▸ DATA BLOCK:
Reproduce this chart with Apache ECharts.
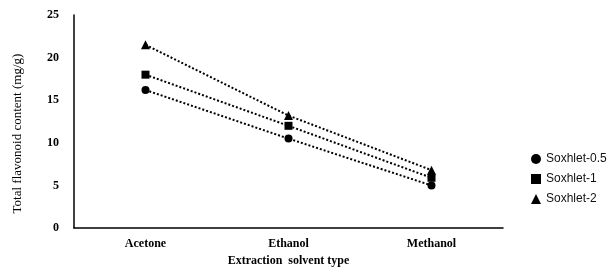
<!DOCTYPE html>
<html><head><meta charset="utf-8">
<script src="https://cdn.jsdelivr.net/npm/echarts@6/dist/echarts.min.js"></script>
<style>html,body{margin:0;padding:0;background:#fff}#c{width:610px;height:272px}</style>
</head><body><div id="c"></div>
<script>
var categories = ['Acetone', 'Ethanol', 'Methanol'];
var soxhlet05 = [16.2, 10.5, 5.0];
var soxhlet1 = [18.0, 12.0, 5.9];
var soxhlet2 = [21.5, 13.2, 6.8];
var seriesNames = ['Soxhlet-0.5', 'Soxhlet-1', 'Soxhlet-2'];
var yTicks = [0, 5, 10, 15, 20, 25];

var chart = echarts.init(document.getElementById('c'));
var serif = 'Liberation Serif';
function mk(name, data, sym, size) {
  return {
    name: name, type: 'line', data: data, symbol: sym, symbolSize: size,
    lineStyle: {color: '#000', width: 2, type: [2, 2]},
    itemStyle: {color: '#000'}, silent: true, animation: false
  };
}
chart.setOption({
  animation: false,
  grid: {left: 74, right: 107, top: 15, bottom: 43},
  legend: {
    orient: 'vertical', left: 526, top: 148, itemGap: 8,
    itemWidth: 10, itemHeight: 10,
    textStyle: {fontFamily: 'Liberation Sans', fontSize: 12, color: '#111'},
    data: [
      {name: seriesNames[0], icon: 'circle'},
      {name: seriesNames[1], icon: 'rect'},
      {name: seriesNames[2], icon: 'triangle'}
    ]
  },
  xAxis: {
    type: 'category', data: categories, boundaryGap: true,
    name: 'Extraction  solvent type', nameLocation: 'middle', nameGap: 26,
    nameTextStyle: {fontFamily: serif, fontWeight: 'bold', fontSize: 12, color: '#000'},
    axisLine: {lineStyle: {color: '#000', width: 1.5}},
    axisTick: {show: false},
    axisLabel: {fontFamily: serif, fontWeight: 'bold', fontSize: 12, color: '#000', margin: 10}
  },
  yAxis: {
    type: 'value', min: yTicks[0], max: yTicks[yTicks.length - 1], interval: 5,
    name: 'Total flavonoid content (mg/g)', nameLocation: 'middle', nameGap: 50, nameRotate: 90,
    nameTextStyle: {fontFamily: serif, fontSize: 13, color: '#000', padding: [0, 24, 0, 0]},
    axisLine: {show: true, lineStyle: {color: '#000', width: 1.5}},
    axisTick: {show: false},
    splitLine: {show: false},
    axisLabel: {fontFamily: serif, fontWeight: 'bold', fontSize: 12, color: '#000', margin: 15}
  },
  series: [
    mk(seriesNames[0], soxhlet05, 'circle', 8),
    mk(seriesNames[1], soxhlet1, 'rect', 8),
    mk(seriesNames[2], soxhlet2, 'triangle', 9)
  ]
});
</script></body></html>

▸ YOUR INSTRUCTIONS:
The data above needs to be retyped exactly, with the images left out.

▸ OUTPUT OF THE TASK:
Reproduce this chart with Apache ECharts.
<!DOCTYPE html>
<html><head><meta charset="utf-8">
<script src="https://cdn.jsdelivr.net/npm/echarts@6/dist/echarts.min.js"></script>
<style>html,body{margin:0;padding:0;background:#fff}#c{width:610px;height:272px}</style>
</head><body><div id="c"></div>
<script>
var categories = ['Acetone', 'Ethanol', 'Methanol'];
var soxhlet05 = [16.2, 10.5, 5.0];
var soxhlet1 = [18.0, 12.0, 5.9];
var soxhlet2 = [21.5, 13.2, 6.8];
var seriesNames = ['Soxhlet-0.5', 'Soxhlet-1', 'Soxhlet-2'];
var yTicks = [0, 5, 10, 15, 20, 25];

var chart = echarts.init(document.getElementById('c'));
var serif = 'Liberation Serif';
function mk(name, data, sym, size) {
  return {
    name: name, type: 'line', data: data, symbol: sym, symbolSize: size,
    lineStyle: {color: '#000', width: 2, type: [2, 2]},
    itemStyle: {color: '#000'}, silent: true, animation: false
  };
}
chart.setOption({
  animation: false,
  grid: {left: 74, right: 107, top: 15, bottom: 43},
  legend: {
    orient: 'vertical', left: 526, top: 148, itemGap: 8,
    itemWidth: 10, itemHeight: 10,
    textStyle: {fontFamily: 'Liberation Sans', fontSize: 12, color: '#111'},
    data: [
      {name: seriesNames[0], icon: 'circle'},
      {name: seriesNames[1], icon: 'rect'},
      {name: seriesNames[2], icon: 'triangle'}
    ]
  },
  xAxis: {
    type: 'category', data: categories, boundaryGap: true,
    name: 'Extraction  solvent type', nameLocation: 'middle', nameGap: 26,
    nameTextStyle: {fontFamily: serif, fontWeight: 'bold', fontSize: 12, color: '#000'},
    axisLine: {lineStyle: {color: '#000', width: 1.5}},
    axisTick: {show: false},
    axisLabel: {fontFamily: serif, fontWeight: 'bold', fontSize: 12, color: '#000', margin: 10}
  },
  yAxis: {
    type: 'value', min: yTicks[0], max: yTicks[yTicks.length - 1], interval: 5,
    name: 'Total flavonoid content (mg/g)', nameLocation: 'middle', nameGap: 50, nameRotate: 90,
    nameTextStyle: {fontFamily: serif, fontSize: 13, color: '#000', padding: [0, 24, 0, 0]},
    axisLine: {show: true, lineStyle: {color: '#000', width: 1.5}},
    axisTick: {show: false},
    splitLine: {show: false},
    axisLabel: {fontFamily: serif, fontWeight: 'bold', fontSize: 12, color: '#000', margin: 15}
  },
  series: [
    mk(seriesNames[0], soxhlet05, 'circle', 8),
    mk(seriesNames[1], soxhlet1, 'rect', 8),
    mk(seriesNames[2], soxhlet2, 'triangle', 9)
  ]
});
</script></body></html>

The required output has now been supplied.